Pernod Sets Out Global Ambitions For Jameson, Looking To Double Sales By 2020June 16, 2014
With Jameson Irish whiskey continuing to soar in the U.S. and globally, brand owner Pernod Ricard is doubling down on the brand, announcing its intention to double Jameson’s sales to €1 billion ($1.4b) by 2020. Setting down that marker, Pernod Ricard head of brands Thierry Billot also told Bloomberg today that the longer-term aim is for Jameson to eventually have as wide a global reach as Jack Daniel’s.
While Pernod’s goals for Jameson are clearly ambitious, they’re not unrealistic, given the brand’s track record. According to Impact Databank, Jameson reached 4.6 million cases globally last year on growth of 14%, capping a three-year period in which it expanded by 1.4 million cases, or 44%. Taking a longer view, Jameson has more than doubled in global volume since 2006, when it was at 2.2 million cases. Moreover, that performance was achieved despite a limited presence for the brand to date in key whisk(e)y markets like China, India and Brazil—all areas where Pernod has powerful distribution platforms in place.
Even as it eyes significant global expansion, Jameson still has much room to grow in the U.S., where its popularity among millennials in the on-premise will likely propel it past the 2-million-case mark this year. Jameson’s U.S. depletions rose 16% to 1.9 million cases last year. Since 2010, the brand has added 820,000 cases in U.S. volume. To help buttress growth, Pernod has lately invested €200 million ($271m) in Jameson’s distilling and aging facilities.

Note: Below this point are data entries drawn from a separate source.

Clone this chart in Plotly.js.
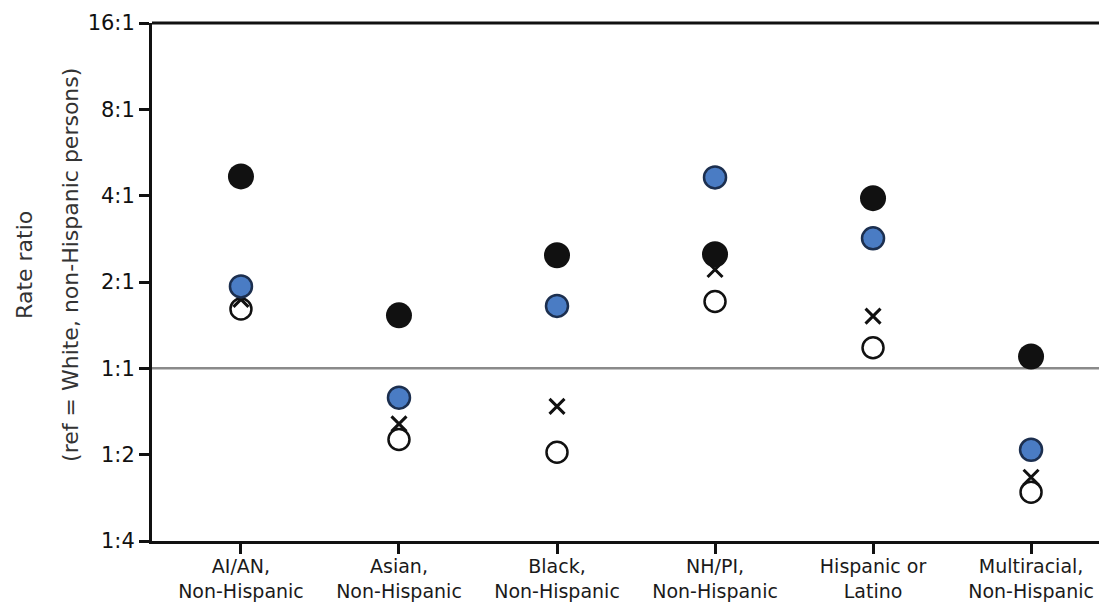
<!DOCTYPE html>
<html>
<head>
<meta charset="utf-8">
<script src="https://cdn.plot.ly/plotly-3.0.1.min.js"></script>
<style>
html,body{margin:0;padding:0;background:#fff;}
#chart{width:1099px;height:614px;}
</style>
</head>
<body>
<div id="chart"></div>
<script>
// Categories (x-axis)
var categories = ["AI/AN,<br>Non-Hispanic", "Asian,<br>Non-Hispanic", "Black,<br>Non-Hispanic",
                  "NH/PI,<br>Non-Hispanic", "Hispanic or<br>Latino", "Multiracial,<br>Non-Hispanic"];

// Series values (rate ratios, ref = White, non-Hispanic persons)
var blackFilled = [4.67, 1.53, 2.48, 2.50, 3.92, 1.10];
var blueFilled  = [1.93, 0.79, 1.65, 4.63, 2.84, 0.52];
var crossMarks  = [1.74, 0.64, 0.737, 2.21, 1.52, 0.417];
var openCircles = [1.61, 0.565, 0.51, 1.71, 1.18, 0.37];

// Y tick values and labels
var yTickVals = [0.25, 0.5, 1, 2, 4, 8, 16];
var yTickText = ["1:4", "1:2", "1:1", "2:1", "4:1", "8:1", "16:1"];

// Y-axis title lines
var yTitleLines = ["Rate ratio", "(ref = White, non-Hispanic persons)"];

var fam = "'DejaVu Sans', sans-serif";

var traces = [
  {x: categories, y: openCircles, type: "scatter", mode: "markers", name: "open",
   marker: {symbol: "circle", size: 21, color: "#ffffff", line: {color: "#111111", width: 2.5}},
   hoverinfo: "y"},
  {x: categories, y: crossMarks, type: "scatter", mode: "markers", name: "x",
   marker: {symbol: "x-thin-open", size: 15, color: "#111111", line: {color: "#111111", width: 3}},
   hoverinfo: "y"},
  {x: categories, y: blueFilled, type: "scatter", mode: "markers", name: "blue",
   marker: {symbol: "circle", size: 22, color: "#4a7cc4", line: {color: "#1c2f4f", width: 2.5}},
   hoverinfo: "y"},
  {x: categories, y: blackFilled, type: "scatter", mode: "markers", name: "black",
   marker: {symbol: "circle", size: 26, color: "#111111", line: {color: "#111111", width: 0}},
   hoverinfo: "y"}
];

var plotLeft = 152, plotWidth = 1099 - 152;

var layout = {
  width: 1099, height: 614,
  margin: {l: plotLeft, r: 0, t: 23, b: 73},
  paper_bgcolor: "#ffffff", plot_bgcolor: "#ffffff",
  showlegend: false,
  font: {family: fam, color: "#222222"},
  xaxis: {
    type: "category",
    range: [-0.563, 5.43],
    showgrid: false, zeroline: false,
    showline: true, linecolor: "#111111", linewidth: 3,
    ticks: "outside", ticklen: 10, tickwidth: 3, tickcolor: "#111111",
    ticklabelstandoff: -4,
    tickfont: {family: fam, size: 19, color: "#1a1a1a"},
    fixedrange: true
  },
  yaxis: {
    type: "log",
    range: [Math.log10(0.25), Math.log10(16)],
    tickvals: yTickVals, ticktext: yTickText,
    showgrid: false, zeroline: false,
    showline: true, linecolor: "#111111", linewidth: 3,
    ticks: "outside", ticklen: 10, tickwidth: 3, tickcolor: "#111111",
    tickfont: {family: fam, size: 21, color: "#111111"},
    fixedrange: true
  },
  annotations: [
    {text: yTitleLines[0], xref: "paper", yref: "paper", x: (25 - plotLeft) / plotWidth, y: 0.533,
     xanchor: "center", yanchor: "middle", textangle: -90, showarrow: false,
     font: {family: fam, size: 22, color: "#333333"}},
    {text: yTitleLines[1], xref: "paper", yref: "paper", x: (71 - plotLeft) / plotWidth, y: 0.533,
     xanchor: "center", yanchor: "middle", textangle: -90, showarrow: false,
     font: {family: fam, size: 22, color: "#333333"}}
  ],
  shapes: [
    {type: "line", xref: "paper", yref: "y", x0: 0, x1: 1, y0: 1, y1: 1,
     line: {color: "#8a8a8a", width: 2.5}, layer: "below"},
    {type: "line", xref: "paper", yref: "paper", x0: 0, x1: 1, y0: 1, y1: 1,
     line: {color: "#111111", width: 3}}
  ]
};

Plotly.newPlot("chart", traces, layout, {displayModeBar: false, staticPlot: true});
</script>
</body>
</html>
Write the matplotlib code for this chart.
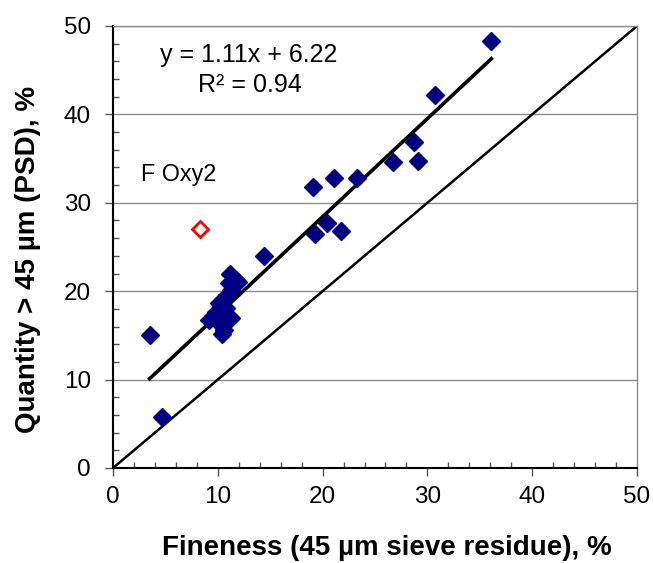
import matplotlib
matplotlib.use("Agg")
import matplotlib.pyplot as plt
from matplotlib.ticker import MultipleLocator

plt.rcParams['font.family'] = ['Liberation Sans', 'DejaVu Sans']

# Data (fineness %, quantity > 45 um %)
x_main = [3.5, 4.7, 14.4, 19.1, 21.1, 23.3, 20.45, 19.3, 21.8, 26.75, 29.1, 28.75, 30.7, 36.1,
          11.2, 11.7, 11.1, 11.3, 10.9, 10.1, 10.8, 9.8, 10.4, 9.2, 11.3, 10.0, 10.6, 10.4, 11.9]
y_main = [15.0, 5.8, 24.0, 31.8, 32.8, 32.8, 27.75, 26.5, 26.8, 34.65, 34.75, 36.9, 42.2, 48.3,
          21.9, 21.3, 20.9, 20.1, 19.6, 18.7, 18.1, 17.7, 17.5, 16.7, 17.0, 16.5, 15.6, 15.2, 21.0]
x_oxy = [8.3]
y_oxy = [27.0]
slope, intercept, r2 = 1.11, 6.22, 0.94
xticks = [0, 10, 20, 30, 40, 50]
yticks = [0, 10, 20, 30, 40, 50]

fig = plt.figure(figsize=(6.53, 5.63), dpi=100)
ax = fig.add_axes([113/653, 1-468/563, (637-113)/653, (468-26)/563])
ax.set_xlim(0, 50)
ax.set_ylim(0, 50)

for yv in yticks[1:]:
    ax.axhline(yv, color='#8c8c8c', lw=1.0, zorder=0)

# 1:1 line
ax.plot([0, 50], [0, 50], color='black', lw=1.8, zorder=2)
# regression line
xr = [min(x_main), max(x_main)]
ax.plot(xr, [slope*v + intercept for v in xr], color='black', lw=2.6, zorder=2)

ax.plot(x_main, y_main, linestyle='none', marker='D', ms=9, mfc='#000080', mec='#000080', zorder=3)
ax.plot(x_oxy, y_oxy, linestyle='none', marker='D', ms=8.5, mfc='white', mec='#ff0000', mew=2, zorder=3)

ax.set_xticks(xticks)
ax.set_yticks(yticks)
ax.xaxis.set_minor_locator(MultipleLocator(2))
ax.yaxis.set_minor_locator(MultipleLocator(2))
ax.tick_params(which='major', direction='out', length=5.8, width=1, labelsize=17.5, color='#555555')
ax.tick_params(axis='x', which='major', pad=7.5)
ax.tick_params(axis='y', which='major', pad=10)
ax.tick_params(which='minor', direction='in', length=4.3, width=1, color='#555555')

for s in ['left', 'bottom']:
    ax.spines[s].set_color('black')
    ax.spines[s].set_linewidth(1.5)
for s in ['top', 'right']:
    ax.spines[s].set_color('#8c8c8c')
    ax.spines[s].set_linewidth(1.0)

fig.text(249/653, 1-55/563, f'y = {slope}x + {intercept}', ha='center', va='center', fontsize=18)
fig.text(250/653, 1-85/563, f'R² = {r2}', ha='center', va='center', fontsize=18)
fig.text(141/653, 1-175/563, 'F Oxy2', ha='left', va='center', fontsize=16.8)

fig.text(387/653, 1-548/563, 'Fineness (45 µm sieve residue), %', ha='center', va='center',
         fontsize=20, fontweight='bold')
fig.text(28/653, 1-259/563, 'Quantity > 45 µm (PSD), %', ha='center', va='center',
         fontsize=20, fontweight='bold', rotation=90)

fig.savefig('out.png', dpi=100)
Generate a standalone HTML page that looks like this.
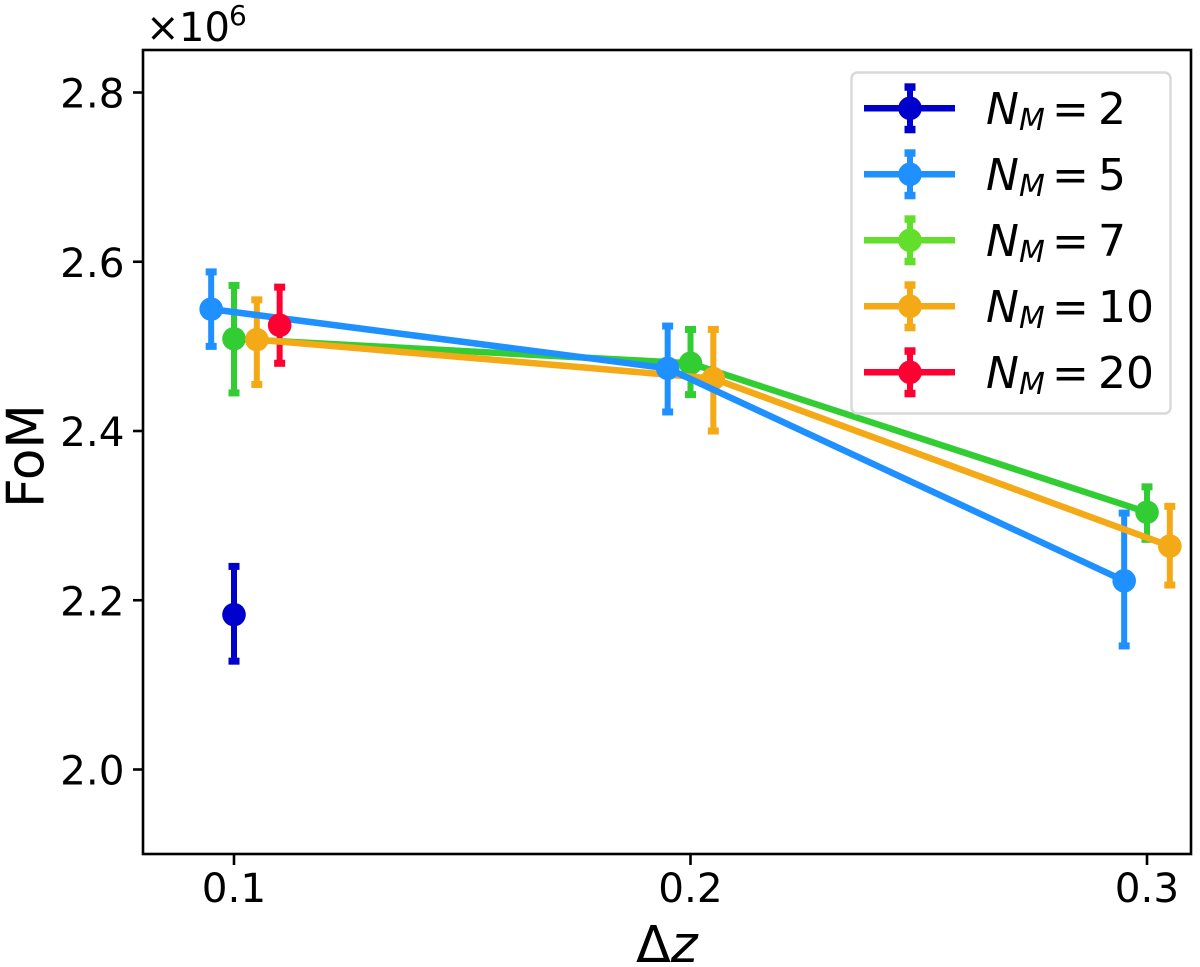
<!DOCTYPE html>
<html lang="en">
<head>
<meta charset="utf-8">
<title>FoM vs Delta z</title>
<style>
html,body{margin:0;padding:0;background:#fff;width:1200px;height:967px;overflow:hidden}
svg{display:block}
text{font-family:"DejaVu Sans",sans-serif;fill:#000}
</style>
</head>
<body>
<svg id="chart" xmlns="http://www.w3.org/2000/svg" width="1200" height="967" viewBox="0 0 1200 967">
  <rect x="143" y="50" width="1048" height="804" fill="#fff"/>
  <g id="errs"></g>
  <g id="lines"></g>
  <rect x="143" y="50" width="1048" height="804" fill="none" stroke="#000" stroke-width="2.6"/>
  <g id="axes"></g>
  <text font-size="40" y="41"><tspan x="146">×</tspan><tspan x="179">10</tspan><tspan x="229" y="25" font-size="28">6</tspan></text>
  <text font-size="51.5" text-anchor="middle" transform="translate(43.5 456) rotate(-90)">FoM</text>
  <text font-size="51" y="962"><tspan x="636">Δ</tspan><tspan font-style="italic">z</tspan></text>
  <g id="legend">
    <rect x="851.5" y="72.5" width="319" height="341" rx="6" fill="#fff" fill-opacity="0.9" stroke="#d8d8d8" stroke-width="2.4"/>
  </g>
</svg>
<script>
const xTickValues = [0.1, 0.2, 0.3];
const xTickLabels = ['0.1', '0.2', '0.3'];
const yTickValues = [2.0, 2.2, 2.4, 2.6, 2.8];
const yTickLabels = ['2.0', '2.2', '2.4', '2.6', '2.8'];

const seriesNames = ['2', '5', '7', '10', '20'];
const seriesColors = ['#0000cd', '#1e90ff', '#32cd32', '#f4a916', '#ff0033'];
const legendColors = ['#0000cd', '#1e90ff', '#62df2a', '#f4a916', '#ff0033'];

const xM2 = [0.1];
const fomM2 = [2.183];
const lowM2 = [2.128];
const highM2 = [2.240];

const xM5 = [0.095, 0.195, 0.295];
const fomM5 = [2.544, 2.474, 2.223];
const lowM5 = [2.500, 2.4225, 2.146];
const highM5 = [2.588, 2.524, 2.303];

const xM7 = [0.1, 0.2, 0.3];
const fomM7 = [2.509, 2.480, 2.304];
const lowM7 = [2.445, 2.443, 2.272];
const highM7 = [2.572, 2.520, 2.334];

const xM10 = [0.105, 0.205, 0.305];
const fomM10 = [2.508, 2.462, 2.264];
const lowM10 = [2.455, 2.400, 2.218];
const highM10 = [2.555, 2.520, 2.311];

const xM20 = [0.11];
const fomM20 = [2.525];
const lowM20 = [2.480];
const highM20 = [2.570];

const seriesX = [xM2, xM5, xM7, xM10, xM20];
const seriesFom = [fomM2, fomM5, fomM7, fomM10, fomM20];
const seriesLow = [lowM2, lowM5, lowM7, lowM10, lowM20];
const seriesHigh = [highM2, highM5, highM7, highM10, highM20];
const drawOrder = [0, 2, 3, 1, 4];

const NS = 'http://www.w3.org/2000/svg';
function xScale(v) { return 234 + (v - 0.1) * 4565; }
function yScale(v) { return 769.5 - (v - 2) * 846.25; }
function make(tag, parent, attrs) {
  const node = document.createElementNS(NS, tag);
  for (const k in attrs) node.setAttribute(k, attrs[k]);
  parent.appendChild(node);
  return node;
}

const axes = document.getElementById('axes');
xTickValues.forEach(function (v, i) {
  const px = xScale(v);
  const tick = make('line', axes, { x1: px, x2: px, y1: 854, y2: 865, stroke: '#000', 'stroke-width': 2.6 });
  
  
  const label = make('text', axes, { x: px, y: 902, 'font-size': 40.5, 'text-anchor': 'middle' });
  label.textContent = xTickLabels[i];
  
  
});
yTickValues.forEach(function (v, i) {
  const py = yScale(v);
  const tick = make('line', axes, { x1: 133, x2: 143, y1: py, y2: py, stroke: '#000', 'stroke-width': 2.6 });
  
  
  const label = make('text', axes, { x: 124.5, y: py + 15, 'font-size': 40.5, 'text-anchor': 'end' });
  label.textContent = yTickLabels[i];
  
  
});

const errs = document.getElementById('errs');
const lines = document.getElementById('lines');
drawOrder.forEach(function (s) {
  const color = seriesColors[s];
  const xs = seriesX[s];
  const errGroup = make('g', errs, {});
  
  
  xs.forEach(function (x, i) {
    const px = xScale(x);
    const lo = yScale(seriesLow[s][i]);
    const hi = yScale(seriesHigh[s][i]);
    const bar = make('line', errGroup, { x1: px, x2: px, y1: lo, y2: hi, stroke: color, 'stroke-width': 6 });
    
    
    [lo, hi].forEach(function (c) {
      const cap = make('rect', errGroup, { x: px - 5.5, y: c - 3.5, width: 11, height: 7, fill: color });
      
      
    });
  });
  const lineGroup = make('g', lines, {});
  
  
  const pts = xs.map(function (x, i) { return xScale(x) + ',' + yScale(seriesFom[s][i]); }).join(' ');
  const poly = make('polyline', lineGroup, { points: pts, fill: 'none', stroke: color, 'stroke-width': 6.5, 'stroke-linejoin': 'round' });
  
  
  xs.forEach(function (x, i) {
    const dot = make('circle', lineGroup, { cx: xScale(x), cy: yScale(seriesFom[s][i]), r: 11.8, fill: color });
    
    
  });
});

const legend = document.getElementById('legend');
seriesNames.forEach(function (name, i) {
  const cy = 108.3 + i * 66;
  const color = legendColors[i];
  const entry = make('g', legend, {});
  
  
  make('line', entry, { x1: 864, x2: 955, y1: cy, y2: cy, stroke: color, 'stroke-width': 6.5 });
  make('line', entry, { x1: 910, x2: 910, y1: cy - 22, y2: cy + 22, stroke: color, 'stroke-width': 6 });
  make('rect', entry, { x: 904.5, y: cy - 25, width: 11, height: 7.5, fill: color });
  make('rect', entry, { x: 904.5, y: cy + 17.5, width: 11, height: 7.5, fill: color });
  make('circle', entry, { cx: 910, cy: cy, r: 11.8, fill: color });
  const base = cy + 15.5;
  const label = make('text', entry, { y: base, 'font-size': 44 });
  const n = make('tspan', label, { x: 986, 'font-style': 'italic' });
  n.textContent = 'N';
  const m = make('tspan', label, { x: 1019, y: base + 6, 'font-size': 30, 'font-style': 'italic' });
  m.textContent = 'M';
  const eq = make('tspan', label, { x: 1052, y: base });
  eq.textContent = '=';
  const val = make('tspan', label, { x: 1098, y: base });
  val.textContent = name;
});
</script>
</body>
</html>
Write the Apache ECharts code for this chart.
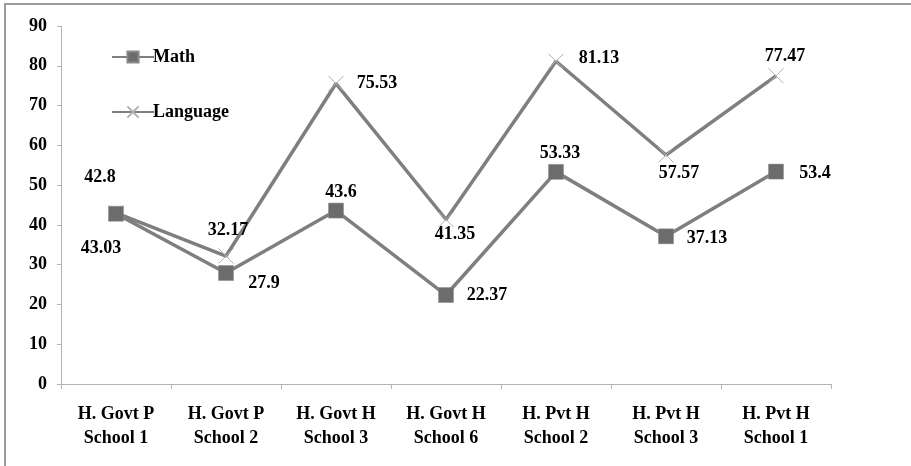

As Pernod Ricard USA president and CEO Bryan Fry told SND earlier this year, “When it comes to Irish whiskey, and more specifically Jameson, there’s so much talk of ‘when’s it going to be finished?’ When you compare Irish whiskey to other whiskies—Scotch, Bourbon, Canadian—it’s still quite small in this market. We believe strongly in the Irish category, and feel there’s no reason why it can’t be as big as those others. While Jameson has had good growth, it’s still very small compared to a brand like Jack Daniel’s (which sold nearly 5 million cases in the U.S. in 2013, and 11.5 million cases globally). So we still have a long way to go.”